Prompt
Omit all pictures. Copy the rest of the material exactly.

Available data

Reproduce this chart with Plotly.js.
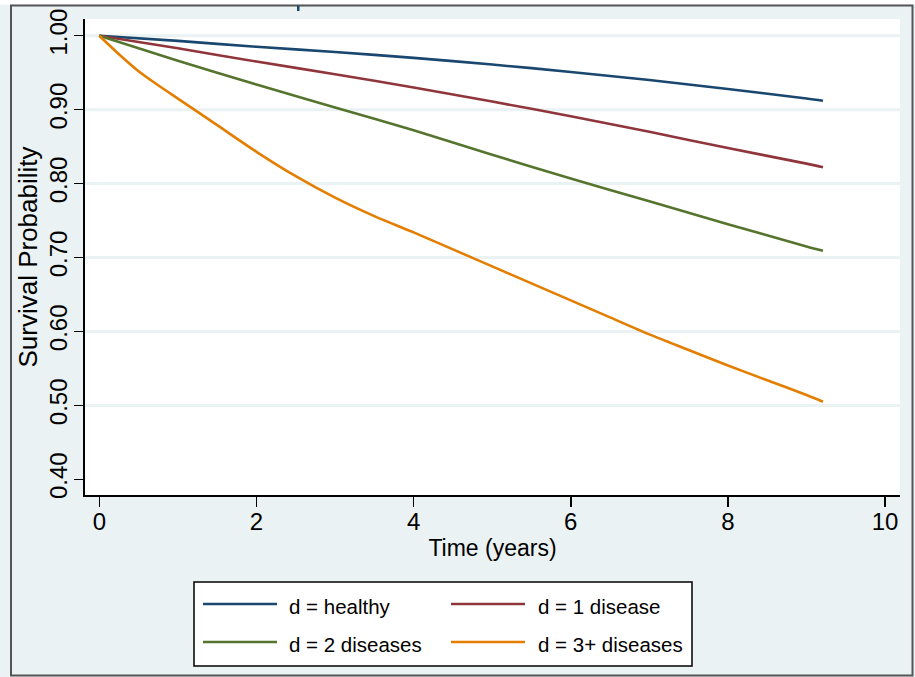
<!DOCTYPE html>
<html>
<head>
<meta charset="utf-8">
<script src="https://cdn.plot.ly/plotly-3.0.1.min.js"></script>
<style>
  html, body { margin: 0; padding: 0; background: #ffffff; }
  #chart { width: 915px; height: 677px; }
</style>
</head>
<body>
<div id="chart"></div>
<script>
// ---- Data ----
const seriesNames = ['d = healthy', 'd = 1 disease', 'd = 2 diseases', 'd = 3+ diseases'];
const seriesColors = ['#1a476f', '#90353b', '#55752f', '#e37e00'];

const timeHealthy = [0, 1, 2, 3, 4, 5, 6, 7, 8, 9, 9.21];
const survHealthy = [1.000, 0.993, 0.985, 0.978, 0.970, 0.961, 0.951, 0.940, 0.928, 0.915, 0.912];

const time1Disease = [0, 1, 2, 3, 4, 5, 6, 7, 8, 9, 9.21];
const surv1Disease = [1.000, 0.983, 0.965, 0.948, 0.930, 0.911, 0.891, 0.870, 0.848, 0.827, 0.822];

const time2Diseases = [0, 0.5, 1, 1.5, 2, 3, 4, 5, 6, 7, 8, 9, 9.21];
const surv2Diseases = [1.000, 0.983, 0.966, 0.950, 0.934, 0.903, 0.872, 0.839, 0.807, 0.776, 0.745, 0.715, 0.709];

const time3Diseases = [0, 0.25, 0.5, 0.75, 1, 1.5, 2, 2.5, 3, 3.5, 4, 4.5, 5, 5.5, 6, 6.5, 7, 7.5, 8, 8.5, 9, 9.21];
const surv3Diseases = [1.000, 0.975, 0.952, 0.933, 0.915, 0.879, 0.843, 0.810, 0.781, 0.756, 0.734, 0.711, 0.688, 0.665, 0.642, 0.619, 0.596, 0.575, 0.554, 0.534, 0.514, 0.505];

const xTicks = [0, 2, 4, 6, 8, 10];
const yTicks = [0.40, 0.50, 0.60, 0.70, 0.80, 0.90, 1.00];

const xTitle = 'Time (years)';
const yTitle = 'Survival Probability';

// ---- Layout geometry ----
const FIG_W = 915, FIG_H = 677;
const M = { l: 85, r: 15, t: 19, b: 182 };
const PW = FIG_W - M.l - M.r, PH = FIG_H - M.t - M.b;
const px2x = px => (px - M.l) / PW;
const py2y = py => (M.t + PH - py) / PH;

const FONT = 'Liberation Sans, Arial, sans-serif';
const BG = '#eaf2f3';

const xs = [timeHealthy, time1Disease, time2Diseases, time3Diseases];
const ys = [survHealthy, surv1Disease, surv2Diseases, surv3Diseases];

const traces = seriesNames.map((name, i) => ({
  type: 'scatter',
  mode: 'lines',
  name: name,
  x: xs[i],
  y: ys[i],
  line: { color: seriesColors[i], width: 2.6, shape: 'spline', smoothing: 0.8 },
  showlegend: false,
  hoverinfo: 'x+y+name'
}));

const shapes = [];
// outer frame
shapes.push({ type: 'rect', xref: 'paper', yref: 'paper', layer: 'below',
  x0: px2x(0), x1: px2x(915), y0: py2y(0), y1: py2y(4.5),
  fillcolor: '#ffffff', line: { width: 0 } });
shapes.push({ type: 'rect', xref: 'paper', yref: 'paper', layer: 'above',
  x0: px2x(11), x1: px2x(912.5), y0: py2y(5.5), y1: py2y(675.5),
  line: { color: '#555555', width: 2 } });
// small cropped mark at top
shapes.push({ type: 'rect', xref: 'paper', yref: 'paper', layer: 'above',
  x0: px2x(297), x1: px2x(299.5), y0: py2y(6), y1: py2y(11),
  fillcolor: '#1a476f', line: { width: 0 } });
// horizontal gridlines (Stata omits the one at the axis minimum)
yTicks.filter(v => v > yTicks[0]).forEach(v => {
  shapes.push({ type: 'line', xref: 'paper', yref: 'y', layer: 'below',
    x0: 0, x1: 1, y0: v, y1: v, line: { color: BG, width: 3 } });
});

// legend box
const legBox = { x0: 194, x1: 692, y0: 582, y1: 666 };
shapes.push({ type: 'rect', xref: 'paper', yref: 'paper', layer: 'above',
  x0: px2x(legBox.x0), x1: px2x(legBox.x1), y0: py2y(legBox.y1), y1: py2y(legBox.y0),
  fillcolor: '#ffffff', line: { color: '#000000', width: 1.5 } });
const legCols = [{ l0: 203, l1: 277, tx: 288 }, { l0: 451, l1: 525, tx: 537 }];
const legRows = [604, 642];
const annotations = [];
seriesNames.forEach((name, i) => {
  const c = legCols[i % 2], r = legRows[Math.floor(i / 2)];
  shapes.push({ type: 'line', xref: 'paper', yref: 'paper', layer: 'above',
    x0: px2x(c.l0), x1: px2x(c.l1), y0: py2y(r), y1: py2y(r),
    line: { color: seriesColors[i], width: 2.6 } });
  annotations.push({ xref: 'paper', yref: 'paper', x: px2x(c.tx - 1), y: py2y(r + 2),
    xanchor: 'left', yanchor: 'middle', showarrow: false, text: name,
    font: { family: FONT, size: 20.5, color: '#000000' } });
});

const layout = {
  width: FIG_W, height: FIG_H,
  margin: M,
  paper_bgcolor: BG,
  plot_bgcolor: '#ffffff',
  showlegend: false,
  xaxis: {
    range: [-0.182, 10.19],
    tickmode: 'array', tickvals: xTicks, ticktext: xTicks.map(String),
    ticks: 'outside', ticklen: 10, tickwidth: 1.5, tickcolor: '#000000',
    ticklabelstandoff: -6,
    showline: true, linewidth: 2, linecolor: '#000000',
    showgrid: false, zeroline: false,
    tickfont: { family: FONT, size: 24, color: '#000000' },
    title: { text: xTitle, font: { family: FONT, size: 23, color: '#000000' }, standoff: 6 }
  },
  yaxis: {
    range: [0.3788, 1.0226],
    tickmode: 'array', tickvals: yTicks, ticktext: yTicks.map(v => v.toFixed(2)),
    tickangle: -90,
    ticks: 'outside', ticklen: 9, tickwidth: 1.5, tickcolor: '#000000',
    ticklabelstandoff: -3,
    showline: true, linewidth: 2, linecolor: '#000000',
    showgrid: false, zeroline: false,
    tickfont: { family: FONT, size: 24, color: '#000000' },
    title: { text: yTitle, font: { family: FONT, size: 26, color: '#000000' }, standoff: 0 }
  },
  shapes: shapes,
  annotations: annotations
};

Plotly.newPlot('chart', traces, layout, { displayModeBar: false, staticPlot: true });
</script>
</body>
</html>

Problem solution
Reproduce this chart with Plotly.js.
<!DOCTYPE html>
<html>
<head>
<meta charset="utf-8">
<script src="https://cdn.plot.ly/plotly-3.0.1.min.js"></script>
<style>
  html, body { margin: 0; padding: 0; background: #ffffff; }
  #chart { width: 915px; height: 677px; }
</style>
</head>
<body>
<div id="chart"></div>
<script>
// ---- Data ----
const seriesNames = ['d = healthy', 'd = 1 disease', 'd = 2 diseases', 'd = 3+ diseases'];
const seriesColors = ['#1a476f', '#90353b', '#55752f', '#e37e00'];

const timeHealthy = [0, 1, 2, 3, 4, 5, 6, 7, 8, 9, 9.21];
const survHealthy = [1.000, 0.993, 0.985, 0.978, 0.970, 0.961, 0.951, 0.940, 0.928, 0.915, 0.912];

const time1Disease = [0, 1, 2, 3, 4, 5, 6, 7, 8, 9, 9.21];
const surv1Disease = [1.000, 0.983, 0.965, 0.948, 0.930, 0.911, 0.891, 0.870, 0.848, 0.827, 0.822];

const time2Diseases = [0, 0.5, 1, 1.5, 2, 3, 4, 5, 6, 7, 8, 9, 9.21];
const surv2Diseases = [1.000, 0.983, 0.966, 0.950, 0.934, 0.903, 0.872, 0.839, 0.807, 0.776, 0.745, 0.715, 0.709];

const time3Diseases = [0, 0.25, 0.5, 0.75, 1, 1.5, 2, 2.5, 3, 3.5, 4, 4.5, 5, 5.5, 6, 6.5, 7, 7.5, 8, 8.5, 9, 9.21];
const surv3Diseases = [1.000, 0.975, 0.952, 0.933, 0.915, 0.879, 0.843, 0.810, 0.781, 0.756, 0.734, 0.711, 0.688, 0.665, 0.642, 0.619, 0.596, 0.575, 0.554, 0.534, 0.514, 0.505];

const xTicks = [0, 2, 4, 6, 8, 10];
const yTicks = [0.40, 0.50, 0.60, 0.70, 0.80, 0.90, 1.00];

const xTitle = 'Time (years)';
const yTitle = 'Survival Probability';

// ---- Layout geometry ----
const FIG_W = 915, FIG_H = 677;
const M = { l: 85, r: 15, t: 19, b: 182 };
const PW = FIG_W - M.l - M.r, PH = FIG_H - M.t - M.b;
const px2x = px => (px - M.l) / PW;
const py2y = py => (M.t + PH - py) / PH;

const FONT = 'Liberation Sans, Arial, sans-serif';
const BG = '#eaf2f3';

const xs = [timeHealthy, time1Disease, time2Diseases, time3Diseases];
const ys = [survHealthy, surv1Disease, surv2Diseases, surv3Diseases];

const traces = seriesNames.map((name, i) => ({
  type: 'scatter',
  mode: 'lines',
  name: name,
  x: xs[i],
  y: ys[i],
  line: { color: seriesColors[i], width: 2.6, shape: 'spline', smoothing: 0.8 },
  showlegend: false,
  hoverinfo: 'x+y+name'
}));

const shapes = [];
// outer frame
shapes.push({ type: 'rect', xref: 'paper', yref: 'paper', layer: 'below',
  x0: px2x(0), x1: px2x(915), y0: py2y(0), y1: py2y(4.5),
  fillcolor: '#ffffff', line: { width: 0 } });
shapes.push({ type: 'rect', xref: 'paper', yref: 'paper', layer: 'above',
  x0: px2x(11), x1: px2x(912.5), y0: py2y(5.5), y1: py2y(675.5),
  line: { color: '#555555', width: 2 } });
// small cropped mark at top
shapes.push({ type: 'rect', xref: 'paper', yref: 'paper', layer: 'above',
  x0: px2x(297), x1: px2x(299.5), y0: py2y(6), y1: py2y(11),
  fillcolor: '#1a476f', line: { width: 0 } });
// horizontal gridlines (Stata omits the one at the axis minimum)
yTicks.filter(v => v > yTicks[0]).forEach(v => {
  shapes.push({ type: 'line', xref: 'paper', yref: 'y', layer: 'below',
    x0: 0, x1: 1, y0: v, y1: v, line: { color: BG, width: 3 } });
});

// legend box
const legBox = { x0: 194, x1: 692, y0: 582, y1: 666 };
shapes.push({ type: 'rect', xref: 'paper', yref: 'paper', layer: 'above',
  x0: px2x(legBox.x0), x1: px2x(legBox.x1), y0: py2y(legBox.y1), y1: py2y(legBox.y0),
  fillcolor: '#ffffff', line: { color: '#000000', width: 1.5 } });
const legCols = [{ l0: 203, l1: 277, tx: 288 }, { l0: 451, l1: 525, tx: 537 }];
const legRows = [604, 642];
const annotations = [];
seriesNames.forEach((name, i) => {
  const c = legCols[i % 2], r = legRows[Math.floor(i / 2)];
  shapes.push({ type: 'line', xref: 'paper', yref: 'paper', layer: 'above',
    x0: px2x(c.l0), x1: px2x(c.l1), y0: py2y(r), y1: py2y(r),
    line: { color: seriesColors[i], width: 2.6 } });
  annotations.push({ xref: 'paper', yref: 'paper', x: px2x(c.tx - 1), y: py2y(r + 2),
    xanchor: 'left', yanchor: 'middle', showarrow: false, text: name,
    font: { family: FONT, size: 20.5, color: '#000000' } });
});

const layout = {
  width: FIG_W, height: FIG_H,
  margin: M,
  paper_bgcolor: BG,
  plot_bgcolor: '#ffffff',
  showlegend: false,
  xaxis: {
    range: [-0.182, 10.19],
    tickmode: 'array', tickvals: xTicks, ticktext: xTicks.map(String),
    ticks: 'outside', ticklen: 10, tickwidth: 1.5, tickcolor: '#000000',
    ticklabelstandoff: -6,
    showline: true, linewidth: 2, linecolor: '#000000',
    showgrid: false, zeroline: false,
    tickfont: { family: FONT, size: 24, color: '#000000' },
    title: { text: xTitle, font: { family: FONT, size: 23, color: '#000000' }, standoff: 6 }
  },
  yaxis: {
    range: [0.3788, 1.0226],
    tickmode: 'array', tickvals: yTicks, ticktext: yTicks.map(v => v.toFixed(2)),
    tickangle: -90,
    ticks: 'outside', ticklen: 9, tickwidth: 1.5, tickcolor: '#000000',
    ticklabelstandoff: -3,
    showline: true, linewidth: 2, linecolor: '#000000',
    showgrid: false, zeroline: false,
    tickfont: { family: FONT, size: 24, color: '#000000' },
    title: { text: yTitle, font: { family: FONT, size: 26, color: '#000000' }, standoff: 0 }
  },
  shapes: shapes,
  annotations: annotations
};

Plotly.newPlot('chart', traces, layout, { displayModeBar: false, staticPlot: true });
</script>
</body>
</html>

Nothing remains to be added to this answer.